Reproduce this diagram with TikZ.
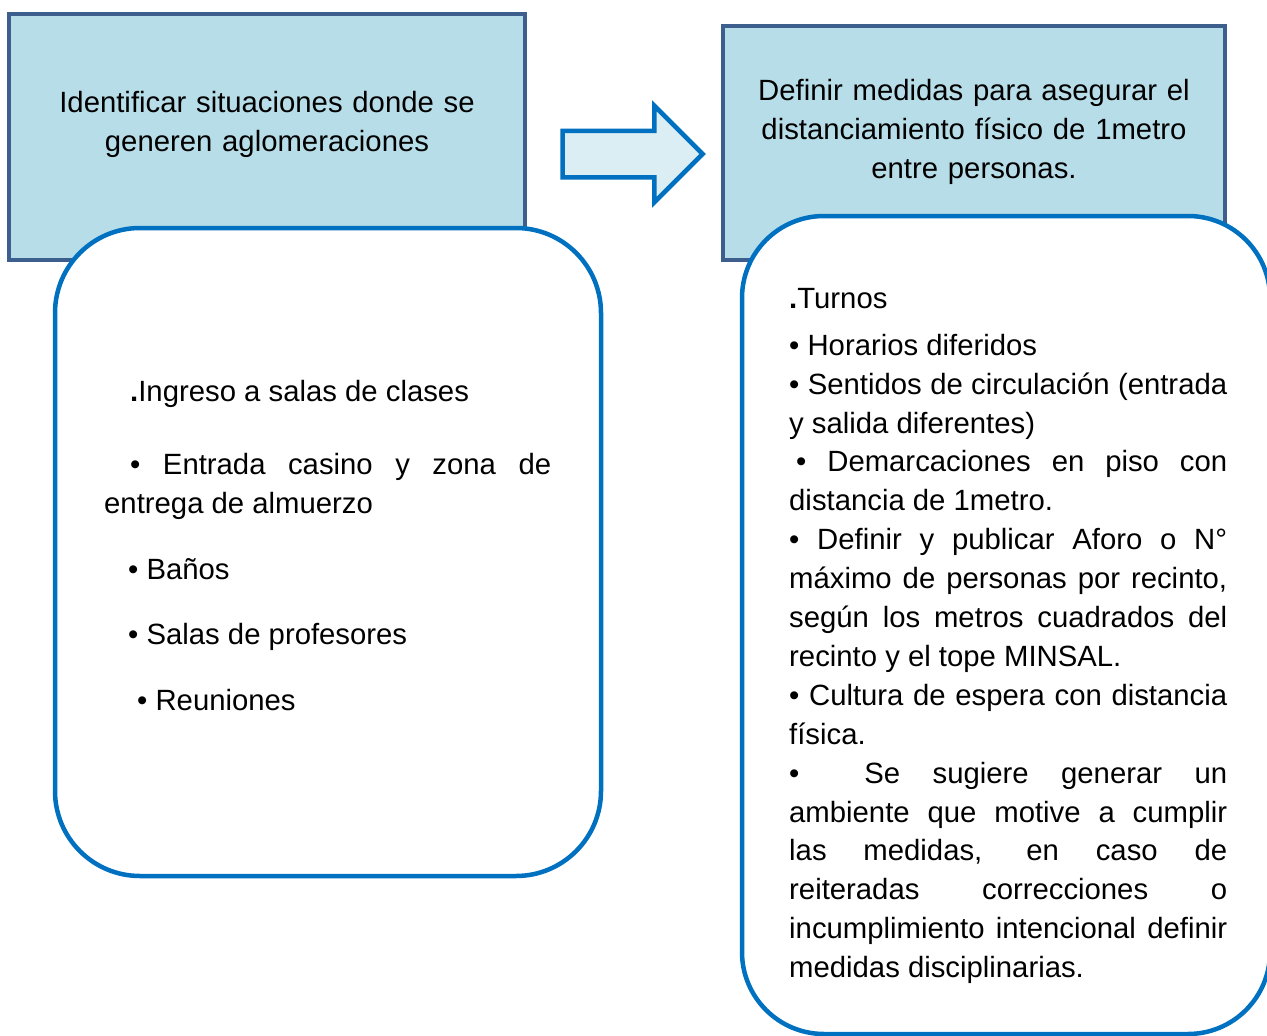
\documentclass[tikz,border=0pt]{standalone}
\usepackage{fontspec}
\setmainfont{Liberation Sans}
\usetikzlibrary{shapes.arrows}
\definecolor{cajaazul}{HTML}{B7DDE8}
\definecolor{bordecaja}{HTML}{3C5F8E}
\definecolor{bordeglobo}{HTML}{0070C0}
\definecolor{flechaazul}{HTML}{DAEEF3}
\setlength{\parindent}{0pt}
\tolerance=10000
\hbadness=10000
\hyphenpenalty=10000

\begin{document}
\begin{tikzpicture}[x=1pt, y=-1pt,
  caja/.style={draw=bordecaja, fill=cajaazul, line width=4pt, inner sep=0pt},
  globo/.style={draw=bordeglobo, fill=white, line width=4.5pt, inner sep=0pt},
  flecha/.style={single arrow, draw=bordeglobo, fill=flechaazul, line width=4.5pt,
    minimum height=140pt, inner xsep=0pt, inner ysep=21pt, single arrow head extend=25pt},
  titulo/.style={inner sep=0pt, anchor=north, text width=480pt, align=center,
    font=\fontsize{29.3pt}{39pt}\selectfont},
  lista/.style={inner sep=0pt, anchor=north west, align=justify}]
\useasboundingbox (0,0) rectangle (1267,1036);

  % cajas de arriba
  \node[caja, minimum width=516pt, minimum height=246pt] (ident) at (267,137) {};
  \node[caja, minimum width=502pt, minimum height=234pt] (medidas) at (974,143) {};

  % globos con las listas
  \node[globo, rounded corners=85pt, minimum width=546pt, minimum height=648pt] (lugares) at (328,552) {};
  \node[globo, rounded corners=82pt, minimum width=528pt, minimum height=818pt] (acciones) at (1006,625) {};

  \node[flecha] (paso) at (621,154) {};

  \node[titulo] (tident) at (267,91) {Identificar situaciones donde se\\ generen aglomeraciones};
  \node[titulo] (tmedidas) at (974,79) {Definir medidas para asegurar el\\ distanciamiento físico de 1metro\\ entre personas.};

  \node[lista, text width=447pt, font=\fontsize{29.3pt}{39pt}\selectfont] (tlugares) at (104,380) {%
    \hspace*{26pt}{\bfseries .}Ingreso a salas de clases\par\vspace{34pt}
    \hspace*{26pt}• Entrada casino y zona de\linebreak entrega de almuerzo\par\vspace{27pt}
    \hspace*{24pt}• Baños\par\vspace{26pt}
    \hspace*{24pt}• Salas de profesores\par\vspace{27pt}
    \hspace*{33pt}• Reuniones\par};

  \node[lista, text width=438pt, font=\fontsize{29.3pt}{38.9pt}\selectfont] (tacciones) at (789,288) {%
    {\bfseries .}Turnos\par\vspace{8pt}
    • Horarios diferidos\par
    • Sentidos de circulación (entrada\linebreak y salida diferentes)\par
    \hspace*{7pt}• Demarcaciones en piso con\linebreak distancia de 1metro.\par
    • Definir y publicar Aforo o N°\linebreak máximo de personas por recinto,\linebreak
    según los metros cuadrados del\linebreak recinto y el tope MINSAL.\par
    • Cultura de espera con distancia\linebreak física.\par
    •\ \ Se sugiere generar un\linebreak ambiente que motive a cumplir\linebreak
    las medidas, en caso de\linebreak reiteradas correcciones o\linebreak
    incumplimiento intencional definir\linebreak medidas disciplinarias.\par};
\end{tikzpicture}
\end{document}
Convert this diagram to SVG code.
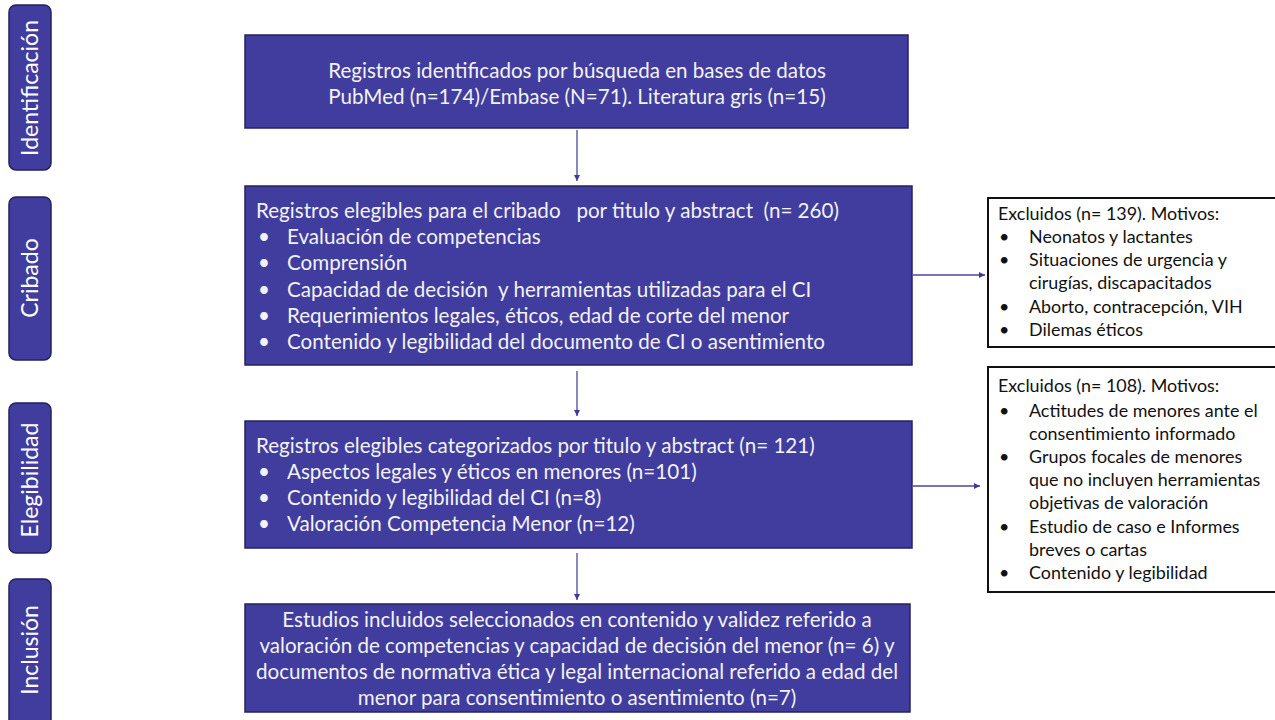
<svg xmlns="http://www.w3.org/2000/svg" width="1275" height="720" viewBox="0 0 1275 720">
<defs>
<marker id="ah" viewBox="0 0 10 10" refX="10" refY="5" markerWidth="6" markerHeight="6" orient="auto" markerUnits="userSpaceOnUse"><path d="M0,0 L10,5 L0,10 z" fill="#3d3a9c"/></marker>
</defs>
<style>
.side{fill:#413d9f;stroke:#23215e;stroke-width:1.5}
.main{fill:#413d9f;stroke:#25235f;stroke-width:1.5}
.ex{fill:#fff;stroke:#111;stroke-width:2}
.st{font-family:Lato,"Liberation Sans",sans-serif;font-size:23px;fill:#fff;text-anchor:middle}
.mt{font-family:Lato,"Liberation Sans",sans-serif;font-size:20.6px;fill:#f2f2f2}
.mc{text-anchor:middle}
.et{font-family:Lato,"Liberation Sans",sans-serif;font-size:17.9px;fill:#111}
.conn{stroke:#4a479f;stroke-width:1.3;fill:none;marker-end:url(#ah)}
</style>
<rect width="1275" height="720" fill="#fff"/>
<g id="side-identificacion"><rect class="side" x="9" y="5" width="42" height="165" rx="7"/><text class="st" transform="translate(38,88) rotate(-90)">Identificación</text></g>
<g id="side-cribado"><rect class="side" x="9" y="197" width="42" height="163" rx="7"/><text class="st" transform="translate(38,278) rotate(-90)">Cribado</text></g>
<g id="side-elegibilidad"><rect class="side" x="9" y="403" width="42" height="150" rx="7"/><text class="st" transform="translate(38,480) rotate(-90)">Elegibilidad</text></g>
<g id="side-inclusion"><rect class="side" x="9" y="579" width="42" height="150" rx="7"/><text class="st" transform="translate(38,650) rotate(-90)">Inclusión</text></g>

<g id="box-identificacion"><rect class="main" x="245" y="35" width="663" height="93"/>
<text class="mt mc" x="577" y="78">Registros identificados por búsqueda en bases de datos</text>
<text class="mt mc" x="577" y="104">PubMed (n=174)/Embase (N=71). Literatura gris (n=15)</text></g>

<g id="box-cribado"><rect class="main" x="245" y="186" width="667" height="179"/>
<text class="mt" x="256" y="218" xml:space="preserve">Registros elegibles para el cribado   por titulo y abstract  (n= 260)</text>
<text class="mt" x="258" y="244">•</text><text class="mt" x="287" y="244">Evaluación de competencias</text>
<text class="mt" x="258" y="270">•</text><text class="mt" x="287" y="270">Comprensión</text>
<text class="mt" x="258" y="297">•</text><text class="mt" x="287" y="297" xml:space="preserve">Capacidad de decisión  y herramientas utilizadas para el CI</text>
<text class="mt" x="258" y="323">•</text><text class="mt" x="287" y="323">Requerimientos legales, éticos, edad de corte del menor</text>
<text class="mt" x="258" y="349">•</text><text class="mt" x="287" y="349">Contenido y legibilidad del documento de CI o asentimiento</text></g>

<g id="box-elegibilidad"><rect class="main" x="245" y="421" width="667" height="127"/>
<text class="mt" x="256" y="453">Registros elegibles categorizados por titulo y abstract (n= 121)</text>
<text class="mt" x="258" y="479">•</text><text class="mt" x="287" y="479">Aspectos legales y éticos en menores (n=101)</text>
<text class="mt" x="258" y="505">•</text><text class="mt" x="287" y="505">Contenido y legibilidad del CI (n=8)</text>
<text class="mt" x="258" y="531">•</text><text class="mt" x="287" y="531">Valoración Competencia Menor (n=12)</text></g>

<g id="box-inclusion"><rect class="main" x="245" y="604" width="665" height="108"/>
<text class="mt mc" x="577" y="627">Estudios incluidos seleccionados en contenido y validez referido a</text>
<text class="mt mc" x="577" y="653">valoración de competencias y capacidad de decisión del menor (n= 6) y</text>
<text class="mt mc" x="577" y="679">documentos de normativa ética y legal internacional referido a edad del</text>
<text class="mt mc" x="577" y="705">menor para consentimiento o asentimiento (n=7)</text></g>

<g id="box-excluidos-1"><rect class="ex" x="988" y="198" width="296" height="149"/>
<text class="et" x="998" y="220">Excluidos (n= 139). Motivos:</text>
<text class="et" x="999" y="243">•</text><text class="et" x="1029" y="243">Neonatos y lactantes</text>
<text class="et" x="999" y="266">•</text><text class="et" x="1029" y="266">Situaciones de urgencia y</text>
<text class="et" x="1029" y="289">cirugías, discapacitados</text>
<text class="et" x="999" y="313">•</text><text class="et" x="1029" y="313">Aborto, contracepción, VIH</text>
<text class="et" x="999" y="336">•</text><text class="et" x="1029" y="336">Dilemas éticos</text></g>

<g id="box-excluidos-2"><rect class="ex" x="988" y="367" width="296" height="225"/>
<text class="et" x="998" y="392">Excluidos (n= 108). Motivos:</text>
<text class="et" x="999" y="417">•</text><text class="et" x="1029" y="417">Actitudes de menores ante el</text>
<text class="et" x="1029" y="440">consentimiento informado</text>
<text class="et" x="999" y="463">•</text><text class="et" x="1029" y="463">Grupos focales de menores</text>
<text class="et" x="1029" y="486">que no incluyen herramientas</text>
<text class="et" x="1029" y="509">objetivas de valoración</text>
<text class="et" x="999" y="533">•</text><text class="et" x="1029" y="533">Estudio de caso e Informes</text>
<text class="et" x="1029" y="556">breves o cartas</text>
<text class="et" x="999" y="579">•</text><text class="et" x="1029" y="579">Contenido y legibilidad</text></g>

<g id="connectors">
<line class="conn" x1="577" y1="130" x2="577" y2="181"/>
<line class="conn" x1="577" y1="371" x2="577" y2="416"/>
<line class="conn" x1="577" y1="553" x2="577" y2="600"/>
<line class="conn" x1="913" y1="275" x2="985" y2="275"/>
<line class="conn" x1="913" y1="486" x2="980" y2="486"/>
</g>
</svg>
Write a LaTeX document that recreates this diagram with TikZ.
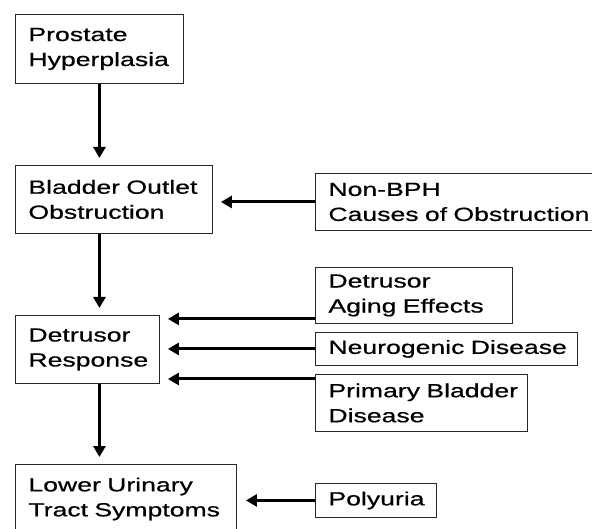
\documentclass[tikz,border=0pt]{standalone}
\usepackage{fontspec}
\setmainfont[FakeStretch=1.4,FakeBold=0.6]{Liberation Sans}
\usetikzlibrary{arrows.meta,calc}
\hyphenpenalty=10000
\exhyphenpenalty=10000
\begin{document}
\begin{tikzpicture}[x=1pt,y=-1pt,
  box/.style={draw=black!85, line width=0.9pt, rectangle, anchor=north west,
    align=left, inner xsep=13pt, inner ysep=0pt,
    font=\fontsize{19}{25}\selectfont},
  arr/.style={line width=3pt, -{Triangle[length=11pt,width=12pt]}, shorten >=7pt}
]
\useasboundingbox (0,0) rectangle (592,529);
\clip (0,0) rectangle (592,529);
\fill[white] (0,0) rectangle (592,529);

\node[box, minimum width=168pt, minimum height=69pt, text width=142pt] (A) at (15,14) {\mbox{Prostate}\\\mbox{Hyperplasia}};
\node[box, minimum width=197pt, minimum height=68pt, text width=171pt] (B) at (15,165) {\mbox{Bladder Outlet}\\\mbox{Obstruction}};
\node[box, minimum width=325pt, minimum height=57pt, text width=299pt] (C) at (315,173) {\mbox{Non-BPH}\\\mbox{Causes of Obstruction}};
\node[box, minimum width=144pt, minimum height=68pt, text width=118pt] (D) at (15,315) {\mbox{Detrusor}\\\mbox{Response}};
\node[box, minimum width=197pt, minimum height=56pt, text width=171pt] (E) at (315,267) {\mbox{Detrusor}\\\mbox{Aging Effects}};
\node[box, minimum width=262pt, minimum height=33pt, text width=236pt] (F) at (315,332) {\mbox{Neurogenic Disease}};
\node[box, minimum width=212pt, minimum height=57pt, text width=186pt] (G) at (315,374) {\mbox{Primary Bladder}\\\mbox{Disease}};
\node[box, minimum width=221pt, minimum height=69pt, text width=195pt] (H) at (15,464) {\mbox{Lower Urinary}\\\mbox{Tract Symptoms}};
\node[box, minimum width=121pt, minimum height=34pt, text width=95pt] (I) at (315,483) {\mbox{Polyuria}};

% vertical chain
\draw[arr] (A.south) -- (A.south |- B.north);
\draw[arr] (A.south |- B.south) -- (A.south |- D.north);
\draw[arr] (A.south |- D.south) -- (A.south |- H.north);

% side inputs
\draw[arr, shorten >=8pt] (C.west) -- (B.east |- C.west);
\coordinate (e) at ($(E.south west)+(0,-5)$);
\draw[arr, shorten >=8pt] (e) -- (D.east |- e);
\draw[arr, shorten >=8pt] (F.west) -- (D.east |- F.west);
\coordinate (g) at ($(G.north west)+(0,5)$);
\draw[arr, shorten >=8pt] (g) -- (D.east |- g);
\draw[arr, shorten >=9pt] (I.west) -- (H.east |- I.west);
\end{tikzpicture}
\end{document}
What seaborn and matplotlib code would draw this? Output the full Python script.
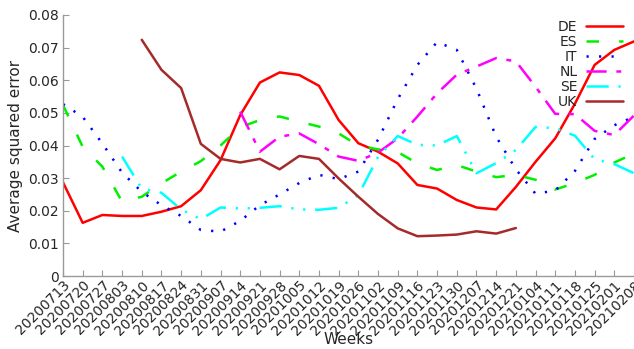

==================================================

Task to complete — Give only the lines from the one with "Write a LaTeX" to the one with "minimum width=121pt, minimum", both included, again and exactly; leave the images out.

Answer below —
Write a LaTeX document that recreates this diagram with TikZ.
\documentclass[tikz,border=0pt]{standalone}
\usepackage{fontspec}
\setmainfont[FakeStretch=1.4,FakeBold=0.6]{Liberation Sans}
\usetikzlibrary{arrows.meta,calc}
\hyphenpenalty=10000
\exhyphenpenalty=10000
\begin{document}
\begin{tikzpicture}[x=1pt,y=-1pt,
  box/.style={draw=black!85, line width=0.9pt, rectangle, anchor=north west,
    align=left, inner xsep=13pt, inner ysep=0pt,
    font=\fontsize{19}{25}\selectfont},
  arr/.style={line width=3pt, -{Triangle[length=11pt,width=12pt]}, shorten >=7pt}
]
\useasboundingbox (0,0) rectangle (592,529);
\clip (0,0) rectangle (592,529);
\fill[white] (0,0) rectangle (592,529);

\node[box, minimum width=168pt, minimum height=69pt, text width=142pt] (A) at (15,14) {\mbox{Prostate}\\\mbox{Hyperplasia}};
\node[box, minimum width=197pt, minimum height=68pt, text width=171pt] (B) at (15,165) {\mbox{Bladder Outlet}\\\mbox{Obstruction}};
\node[box, minimum width=325pt, minimum height=57pt, text width=299pt] (C) at (315,173) {\mbox{Non-BPH}\\\mbox{Causes of Obstruction}};
\node[box, minimum width=144pt, minimum height=68pt, text width=118pt] (D) at (15,315) {\mbox{Detrusor}\\\mbox{Response}};
\node[box, minimum width=197pt, minimum height=56pt, text width=171pt] (E) at (315,267) {\mbox{Detrusor}\\\mbox{Aging Effects}};
\node[box, minimum width=262pt, minimum height=33pt, text width=236pt] (F) at (315,332) {\mbox{Neurogenic Disease}};
\node[box, minimum width=212pt, minimum height=57pt, text width=186pt] (G) at (315,374) {\mbox{Primary Bladder}\\\mbox{Disease}};
\node[box, minimum width=221pt, minimum height=69pt, text width=195pt] (H) at (15,464) {\mbox{Lower Urinary}\\\mbox{Tract Symptoms}};
\node[box, minimum width=121pt, minimum height=34pt, text width=95pt] (I) at (315,483) {\mbox{Polyuria}};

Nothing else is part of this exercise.